Tony:

In the general I supported Obama, and maxxed out my contribution. I did it because I felt I had no choice, anyone was better then Bush. I still think anyone was better then Bush.

Politically I register DEM. though I am closer to a libertarian republican, before the republican party abbonded its principles and sold its self to the religious right.

Obama is a great speaker, and it is a major difference having a president who can put a sentence together,

but would he say anything to get elected, and then throw gay people under the bus when he tacked right to win reelection? Obama doesn't need the gays at this point. I think his calculation is where else do they have to go?

Obama is Chance the Gardener, from the Movie Being There. Everyone has put what they want to see on Obama. I think he is not qualified to be President, but like an American Idol contestant, he learned how to win. He looked at Bill Clinton, studied Rove, Atwater, and Bush, and he got elected. The thing is, that people who win Idol, are nothing like the voters think. They just played the game, and won the contest. But make no mistake: gays are one of the last groups it is acceptable to throw under the bus.

Tony, you were in two large governments, The Church and The State. I am very interested in your thoughts maybe in a Column for the Blade, or Bilerico.

Thanks

Stephen D

Dear Stephen,

I hope you will not mind my editing your letter down to one point. I am answering it this week because it is timely and dovetails nicely with what I'll be saying in the South Florida Blade this week under (hopefully) the headline Court and Thwart - The New Politics of Gay.

As a "mercenary" state employee who wrote speeches and press releases for Democratic, Republican and independent administrations (including a governor and some commissioners who ended up in jail), and as someone who worked in the Vatican Ceremonies Office, I've learned that the increase of the time a large bureaucracy spends selling itself equals the decrease in the amount of truth that bureaucracy is selling.

If by now you cannot see that President Obama is not really an advocate for the gay community, I think you are naïve.

It is becoming obvious to me that if the gay community really wants change, it will have to become spectacularly inconvenient.

Staying home and grousing about broken promises made by the supposed "candidate of change" won't help. Going to Washington and marching politely behind police barricades won't help. Giving our money to political parties or advocacy groups won't help.

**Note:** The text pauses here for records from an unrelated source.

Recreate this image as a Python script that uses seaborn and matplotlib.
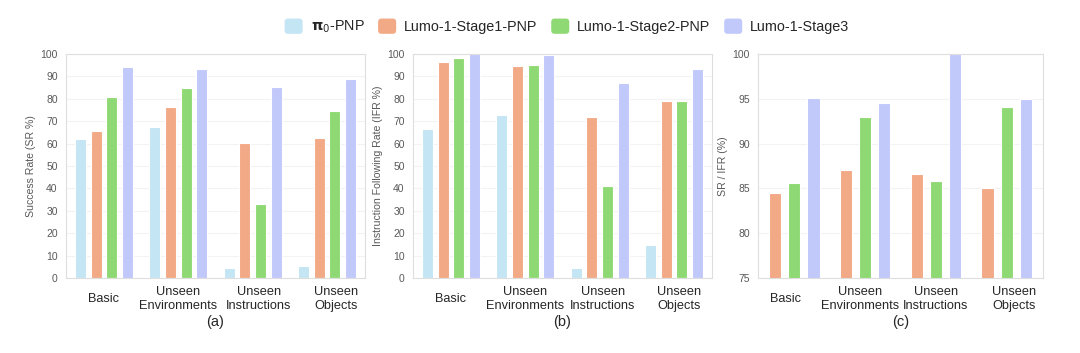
import pandas as pd
import matplotlib.pyplot as plt
import matplotlib.transforms as mtransforms
import seaborn as sns
from matplotlib.patches import Patch, FancyBboxPatch
from matplotlib.legend_handler import HandlerPatch

# Categories and series
categories = ['Basic', 'Unseen\nEnvironments', 'Unseen\nInstructions', 'Unseen\nObjects']
models = [r'$\mathbf{\pi}_0$-PNP', 'Lumo-1-Stage1-PNP', 'Lumo-1-Stage2-PNP', 'Lumo-1-Stage3']
colors = ['#c3e5f4', '#f2aa86', '#8fd974', '#c1c9fb']

# (a) Success rate
sr_pi0 = [62.0, 67.3, 4.5, 5.4]
sr_stage1 = [65.6, 76.2, 60.1, 62.5]
sr_stage2 = [80.7, 85.0, 33.2, 74.4]
sr_stage3 = [94.0, 93.5, 85.3, 88.8]

# (b) Instruction following rate
ifr_pi0 = [66.4, 72.8, 4.5, 14.9]
ifr_stage1 = [96.4, 94.5, 71.7, 79.2]
ifr_stage2 = [98.1, 94.9, 40.9, 79.2]
ifr_stage3 = [100.0, 99.4, 87.2, 93.5]

# (c) SR / IFR
ratio_stage1 = [84.5, 87.1, 86.6, 85.0]
ratio_stage2 = [85.6, 93.0, 85.8, 94.1]
ratio_stage3 = [95.1, 94.5, 100.0, 95.0]


def to_long(series_list, names):
    rows = []
    for name, vals in zip(names, series_list):
        for cat, v in zip(categories, vals):
            rows.append({'category': cat, 'model': name, 'value': v})
    return pd.DataFrame(rows)


df_a = to_long([sr_pi0, sr_stage1, sr_stage2, sr_stage3], models)
df_b = to_long([ifr_pi0, ifr_stage1, ifr_stage2, ifr_stage3], models)
df_c = to_long([ratio_stage1, ratio_stage2, ratio_stage3], models[1:])

sns.set_style('white')
plt.rcParams['font.family'] = ['Liberation Sans', 'DejaVu Sans']
plt.rcParams['mathtext.fontset'] = 'dejavusans'

W, H = 1080, 353
fig = plt.figure(figsize=(W / 100, H / 100), dpi=100)
fig.patch.set_facecolor('white')


def px_axes(left, right, top, bottom):
    return fig.add_axes([left / W, 1 - bottom / H, (right - left) / W, (bottom - top) / H])


ax_a = px_axes(66, 365, 54, 278)
ax_b = px_axes(413, 712, 54, 278)
ax_c = px_axes(758, 1043, 54, 278)

# small horizontal nudges (px) of the category labels, as in the original
panels = [
    (ax_a, df_a, models, colors, 'Success Rate (SR %)', (0, 100), range(0, 101, 10), 0.84, 0.3, '(a)', [0, 0, 6, 9]),
    (ax_b, df_b, models, colors, 'Instruction Following Rate (IFR %)', (0, 100), range(0, 101, 10), 0.84, 0.3, '(b)', [0, 0, 3, 5]),
    (ax_c, df_c, models[1:], colors[1:], 'SR / IFR (%)', (75, 100), range(75, 101, 5), 0.81, 0.35, '(c)', [-9, -5, 0, 7]),
]

for ax, df, order, pal, ylabel, ylim, yticks, width, gap, tag, nudges in panels:
    sns.barplot(data=df, x='category', y='value', hue='model', hue_order=order,
                palette=pal, order=categories, width=width, gap=gap,
                edgecolor='white', linewidth=0.8, saturation=1, legend=False, ax=ax)
    ax.set_xlim(-0.51, 3.51)
    ax.set_ylim(*ylim)
    ax.set_yticks(list(yticks))
    ax.set_axisbelow(True)
    ax.yaxis.grid(True, color='#f3f3f3', linewidth=0.8)
    for s in ax.spines.values():
        s.set_color('#dedede')
        s.set_linewidth(0.8)
    ax.tick_params(axis='y', length=0, pad=6, labelsize=7.5, labelcolor='#595959')
    ax.tick_params(axis='x', length=0, pad=15, labelsize=9.2, labelcolor='#262626')
    for lab, dx in zip(ax.get_xticklabels(), nudges):
        lab.set_verticalalignment('center')
        lab.set_linespacing(1.25)
        lab.set_transform(lab.get_transform() + mtransforms.ScaledTranslation(dx / 100, 0, fig.dpi_scale_trans))
    ax.set_xlabel(tag, fontsize=10.5, color='#262626', labelpad=2)
    ax.set_ylabel(ylabel, fontsize=7.6, color='#595959', labelpad=3)


def rounded_patch(legend, orig_handle, xdescent, ydescent, width, height, fontsize):
    return FancyBboxPatch((-xdescent, -ydescent), width, height,
                          boxstyle='round,pad=0,rounding_size=2.5')


handles = [Patch(facecolor=c, edgecolor='none') for c in colors]
fig.legend(handles, models, loc='center', bbox_to_anchor=(0.525, 1 - 27 / H), ncol=4,
           frameon=False, fontsize=10.4, handlelength=1.25, handleheight=1.25,
           handletextpad=0.55, columnspacing=0.95,
           handler_map={Patch: HandlerPatch(patch_func=rounded_patch)})

plt.savefig('out.png', dpi=100)
plt.close()
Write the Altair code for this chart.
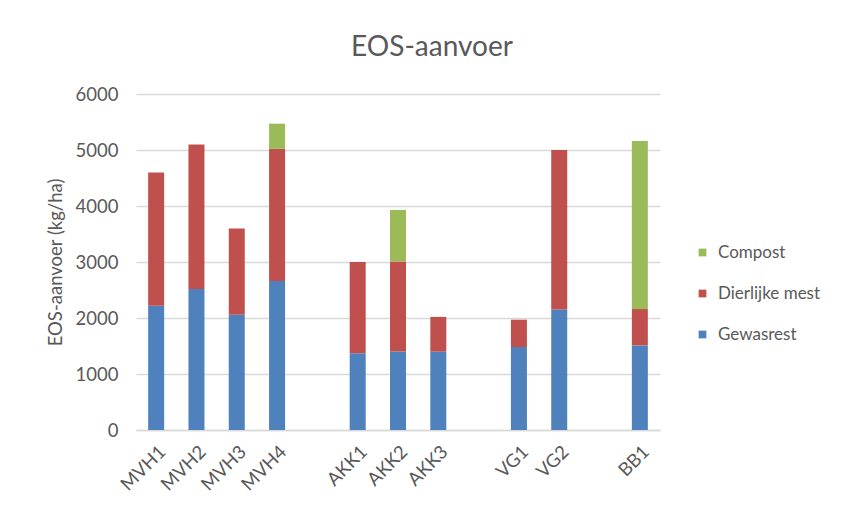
import altair as alt
import pandas as pd

categories = ["MVH1", "MVH2", "MVH3", "MVH4", "AKK1", "AKK2", "AKK3", "VG1", "VG2", "BB1"]
# axis order including empty group separators
axis_order = ["MVH1", "MVH2", "MVH3", "MVH4", " ", "AKK1", "AKK2", "AKK3", "  ",
              "VG1", "VG2", "   ", "BB1"]
series = ["Gewasrest", "Dierlijke mest", "Compost"]
gewasrest = [2220, 2520, 2060, 2660, 1370, 1400, 1400, 1480, 2150, 1510]
dierlijke_mest = [2380, 2580, 1540, 2360, 1630, 1610, 620, 490, 2850, 650]
compost = [0, 0, 0, 450, 0, 920, 0, 0, 0, 3000]
colors = ["#9BBB59", "#C0504D", "#4F81BD"]  # Compost, Dierlijke mest, Gewasrest

rows = []
for i, c in enumerate(categories):
    for k, (s, vals) in enumerate(zip(series, [gewasrest, dierlijke_mest, compost])):
        if vals[i] > 0:
            rows.append({"cat": c, "serie": s, "value": vals[i], "rank": k})
df = pd.DataFrame(rows)

FONT = "Lato"
GREY = "#595959"
FS = 18.5

chart = alt.Chart(df).mark_bar(size=16).encode(
    x=alt.X("cat:N", scale=alt.Scale(domain=axis_order, paddingInner=0.6, paddingOuter=0.3),
            axis=alt.Axis(title=None, labelAngle=-45, ticks=False, domain=True,
                          domainColor="#d9d9d9", domainWidth=1.5, labelFontSize=FS,
                          labelColor=GREY, labelFont=FONT, labelPadding=12)),
    y=alt.Y("value:Q", stack="zero",
            scale=alt.Scale(domain=[0, 6000], nice=False),
            axis=alt.Axis(title="EOS-aanvoer (kg/ha)", values=[0, 1000, 2000, 3000, 4000, 5000, 6000],
                          format="d", domain=False, ticks=False, gridColor="#d9d9d9", gridWidth=1.5,
                          labelFontSize=FS, labelColor=GREY, labelFont=FONT, labelPadding=18,
                          titleFontSize=FS, titleColor=GREY, titleFont=FONT, titleFontWeight="normal",
                          titlePadding=10)),
    color=alt.Color("serie:N", scale=alt.Scale(domain=["Compost", "Dierlijke mest", "Gewasrest"], range=colors),
                    legend=alt.Legend(title=None, orient="none", legendX=558, legendY=150,
                                      symbolType="square", symbolSize=60, symbolStrokeWidth=0,
                                      labelFontSize=17, labelColor=GREY, labelFont=FONT,
                                      labelOffset=7, rowPadding=23)),
    order=alt.Order("rank:Q", sort="ascending"),
).properties(
    width=524, height=336,
    title=alt.TitleParams("EOS-aanvoer", fontSize=28, font=FONT, color=GREY, fontWeight="normal",
                          anchor="middle", dx=34, offset=23),
    autosize=alt.AutoSizeParams(type="none"),
    padding={"left": 128, "top": 86, "right": 178, "bottom": 70},
).configure_view(stroke=None)

chart.save("out.html", embed_options={"renderer": "svg", "actions": False})
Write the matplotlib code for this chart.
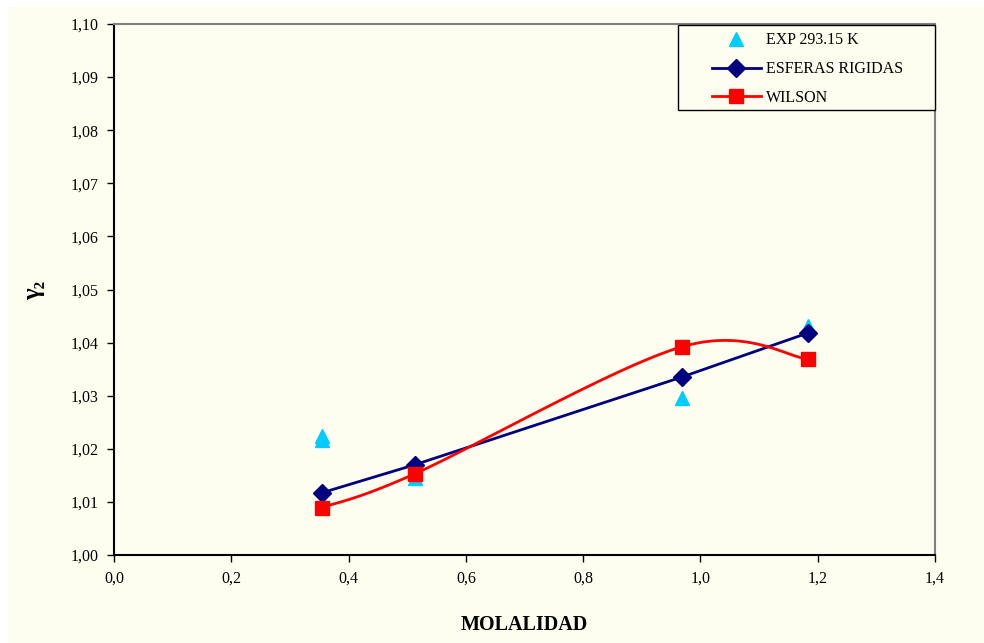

The time has come for some howling and some flexing of revolutionary muscle. It is time to become terrifically disruptive.

I am convinced that until we discontinue our docile subscription to services and agencies that deliberately treat us as second-class, we will continue to be abused.

We need to get back to clogging up the machinery of government through offensive and intrusive demonstrating. We need to start sabotaging the ordinary traffic and congress of the marketplace. We need to become as irritating as a blister on a toe whose owner will say "This is ruining my vacation". We need to infiltrate the ordinary schedule of church and municipal events, and cause some mayhem therein. We need to become an intolerable nuisance. We need to make clear the fact that our mistreatment is immediately unacceptable, and that a promised remedy somewhere on a back burner will not placate us.

Working for bureaucracies taught me that limited resources mean you choose which clients to satisfy based on net effect rather than personal convictions. At this point, I don't believe President Obama will protect my rights because he respects me or thinks I am his equal. I am convinced otherwise. I want him to protect my rights because if he doesn't, everyone else's daily life will become seriously upset by an LGBT uprising carried out locally, but on a grand scale. A pox on all until the just ones tell the haters to shut up.

I'm sorry to have to feel this way, Stephen, but I'd still be living in a British colony if somewhere along the line the fathers of our country had not gotten to the point I am describing. What I am advocating is really a venerable, American and time-honored patriotic reaction to oppressive and non-representative government.

We have sent the timid and the polite ahead of us carrying our diplomatic message of dismay. Those couriers have been patronized and essentially beheaded. While I am not endorsing personal violence, I am heartily advocating the turning off of the faucets that dispense the two sine qua nons of any successful bureaucracy: cooperation and money. While I do not think we are at the point of beating our ploughshares into swords, I do think we ought to use their metal to make tacks for the sidewalks and nails for the roads.

Fasten your seatbelt, Stephen. The time of words is over. Like Hobbits leaving the Shire, we are in for some alarming adventures.

I am an older man. I did my protesting (mostly anti-war) in the 1960s and 70s. I chained myself to some government doors and I recall using spray paint for something other than furniture refinishing. Now I relax on the beach, but for this cause, I'll find my shoes, get dressed and act up. Besides, I've always wanted to spend some time in jail to find out if all those hot stories are true. Prison: my final bureaucracy.